Baruch Spinoza* (1632-1677) Mutlak iyi ve mutlak kötü diye bir şey yoktur; sadece bizim için yararlı ya da zararlı şeyler vardır, ahlakın işlevi bizi bu konuda doğru bilgilendirmektir. Yani biz bir şeyi, iyi olduğunu düşündüğümüz için arzu etmeyiz, tersine bir şeyin iyi olduğunu düşünmemizin nedeni onu arzulamamızdır. Ahlaksal, siyasal ve dini değerlerin temelin de arzular vardır. Varlığımızı korumanın güvencesi olan, eylem gücümüzü koruyan ya da artıran şeyi arzu ederiz.

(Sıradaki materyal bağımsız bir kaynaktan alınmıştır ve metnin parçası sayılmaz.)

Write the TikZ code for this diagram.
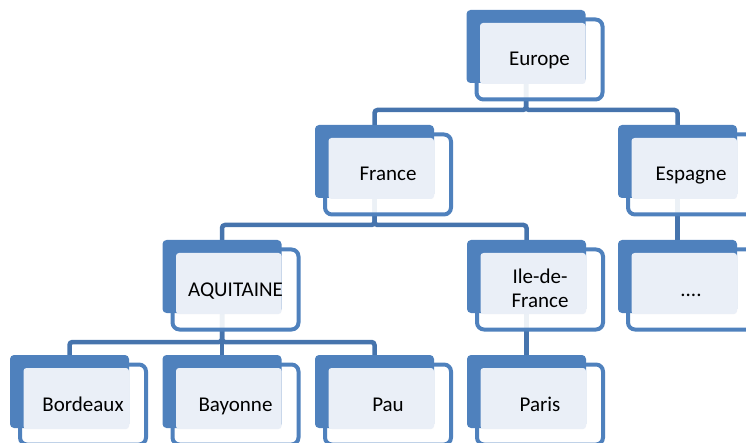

Dolayısıyla erdem güçle, hayatta kalma, kendini ifade etme kapasitesiyle eşanlamlıdır. Kötülük hiçbir zaman mutlak değildir ama bu gücü engeller. Erdemli olmak, insana dışardan baskı kuracak ve muhtemelen güçsüzlüğünü gösterecek aşkın bir değere itaat etmek anlamına gelmez. Erdemli olmak insanın kendi doğasına göre davranması, kendi doğasını olabildiğince yaşamasıdır;
kendini gerçekleştirmek, yani eylemlerinin doğru nedeni olmaktır.